Pumpkin Panang Curry with Spinach and Paneer
Print Recipe
A spicy, warm curry perfect for fall & winter. Service over rice, noodles, or with a bread for sipping.
Course Main Course
Keyword curry, paneer, spinach
Prep Time 10 minutes mins
Cook Time 20 minutes mins
- 2 tbsp olive oil
- 2 Thai chilis optional
- 2 cloves minced garlic
- 1 tbsp minced ginger
- 1 tbsp panang curry paste
- 1 cup pumpkin pureed
- 1 can coconut milk
- 16 oz spinach fresh or frozen
- 8 oz paneer
- 1 tsp fish sauce
Sauté chilis, ginger, and garlic in olive oil on medium heat.

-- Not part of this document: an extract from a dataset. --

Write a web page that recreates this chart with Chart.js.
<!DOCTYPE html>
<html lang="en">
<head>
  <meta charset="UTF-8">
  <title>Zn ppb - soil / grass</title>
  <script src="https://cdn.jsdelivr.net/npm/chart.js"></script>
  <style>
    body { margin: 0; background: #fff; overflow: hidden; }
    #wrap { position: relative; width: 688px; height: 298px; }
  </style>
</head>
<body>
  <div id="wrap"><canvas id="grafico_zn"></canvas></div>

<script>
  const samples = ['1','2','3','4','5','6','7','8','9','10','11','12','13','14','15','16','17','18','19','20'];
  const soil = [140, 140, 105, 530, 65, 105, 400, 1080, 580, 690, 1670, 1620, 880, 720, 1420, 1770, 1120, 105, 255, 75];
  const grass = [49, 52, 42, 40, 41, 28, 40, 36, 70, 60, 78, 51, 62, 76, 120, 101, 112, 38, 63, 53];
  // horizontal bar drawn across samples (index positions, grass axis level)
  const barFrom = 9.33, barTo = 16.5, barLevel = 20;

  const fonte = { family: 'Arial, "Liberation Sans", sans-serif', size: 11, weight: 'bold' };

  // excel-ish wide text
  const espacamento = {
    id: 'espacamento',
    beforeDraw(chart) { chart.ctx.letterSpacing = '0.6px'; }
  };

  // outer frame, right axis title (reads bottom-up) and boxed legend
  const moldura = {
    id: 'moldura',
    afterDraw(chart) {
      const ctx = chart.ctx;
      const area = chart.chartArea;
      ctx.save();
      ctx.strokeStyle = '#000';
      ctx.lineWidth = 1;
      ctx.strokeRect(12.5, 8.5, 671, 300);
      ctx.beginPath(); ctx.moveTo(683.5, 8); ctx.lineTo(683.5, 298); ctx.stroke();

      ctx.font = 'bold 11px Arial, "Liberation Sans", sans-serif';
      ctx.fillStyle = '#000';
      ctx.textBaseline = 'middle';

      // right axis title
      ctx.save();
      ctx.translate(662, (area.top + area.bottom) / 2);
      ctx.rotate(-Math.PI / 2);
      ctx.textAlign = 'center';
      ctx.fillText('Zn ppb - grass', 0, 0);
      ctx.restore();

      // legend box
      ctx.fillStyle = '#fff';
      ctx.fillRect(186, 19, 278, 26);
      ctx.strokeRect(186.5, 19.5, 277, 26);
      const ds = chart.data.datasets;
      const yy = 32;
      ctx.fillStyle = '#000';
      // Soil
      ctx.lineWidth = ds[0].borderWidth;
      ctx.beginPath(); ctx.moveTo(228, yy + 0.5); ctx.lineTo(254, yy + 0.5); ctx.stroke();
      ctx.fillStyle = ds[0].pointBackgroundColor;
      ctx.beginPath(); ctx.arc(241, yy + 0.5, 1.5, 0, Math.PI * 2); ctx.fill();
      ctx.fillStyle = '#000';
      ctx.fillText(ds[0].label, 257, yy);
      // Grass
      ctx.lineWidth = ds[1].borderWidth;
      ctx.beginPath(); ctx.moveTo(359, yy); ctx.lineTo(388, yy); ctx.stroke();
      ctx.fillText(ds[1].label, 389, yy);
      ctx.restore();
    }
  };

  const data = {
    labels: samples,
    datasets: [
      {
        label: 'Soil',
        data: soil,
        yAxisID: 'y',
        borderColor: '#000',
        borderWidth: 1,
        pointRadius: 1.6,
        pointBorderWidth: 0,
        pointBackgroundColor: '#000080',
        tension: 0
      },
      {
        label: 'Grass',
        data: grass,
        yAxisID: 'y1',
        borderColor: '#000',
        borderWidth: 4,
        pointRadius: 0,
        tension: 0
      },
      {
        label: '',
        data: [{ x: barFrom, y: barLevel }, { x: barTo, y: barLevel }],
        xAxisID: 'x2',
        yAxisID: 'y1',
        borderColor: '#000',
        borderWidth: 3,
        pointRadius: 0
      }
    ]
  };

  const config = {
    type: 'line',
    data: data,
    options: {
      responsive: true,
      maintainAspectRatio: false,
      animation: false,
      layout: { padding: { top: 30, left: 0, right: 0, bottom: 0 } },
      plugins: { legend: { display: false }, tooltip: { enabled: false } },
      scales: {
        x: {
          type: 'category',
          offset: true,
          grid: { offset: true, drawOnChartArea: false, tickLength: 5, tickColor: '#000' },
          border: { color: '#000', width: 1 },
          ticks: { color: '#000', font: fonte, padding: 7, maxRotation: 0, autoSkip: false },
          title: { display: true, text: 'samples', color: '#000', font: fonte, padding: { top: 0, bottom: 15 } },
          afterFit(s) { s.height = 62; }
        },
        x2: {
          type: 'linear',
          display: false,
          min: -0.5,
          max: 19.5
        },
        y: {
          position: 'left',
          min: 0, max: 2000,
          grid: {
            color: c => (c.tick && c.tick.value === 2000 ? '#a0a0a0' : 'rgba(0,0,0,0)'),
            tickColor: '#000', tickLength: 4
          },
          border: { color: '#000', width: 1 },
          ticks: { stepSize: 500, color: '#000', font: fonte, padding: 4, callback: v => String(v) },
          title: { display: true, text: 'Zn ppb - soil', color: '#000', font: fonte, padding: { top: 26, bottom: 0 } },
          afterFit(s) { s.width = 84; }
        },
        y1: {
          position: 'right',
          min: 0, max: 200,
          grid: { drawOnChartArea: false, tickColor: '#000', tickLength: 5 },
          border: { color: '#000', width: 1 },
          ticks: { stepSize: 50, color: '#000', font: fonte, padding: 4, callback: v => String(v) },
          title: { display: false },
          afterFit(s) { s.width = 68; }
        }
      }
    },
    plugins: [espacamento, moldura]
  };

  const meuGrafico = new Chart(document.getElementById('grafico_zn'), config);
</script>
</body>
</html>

After it all starts getting fragrant, add in curry paste and mix.
While spices are sautéing, cut paneer in desired shape. I like cubes.
Add pumpkin and mix into curry paste.
Once curry-pumpkin paste has slightly darkened in color, add in coconut milk. Turn heat to medium-low.
If coconut milk has separated, mix spices with coconut until re-combined. Make sure to scrape the can!
Add 1 tbsp fish sauce and mix.
When curry starts simmering, add spinach and paneer.
Mix and continue cooking until spinach has wilted and paneer is warmed through.
Enjoy over rice, with noodles, or with some bread for dipping!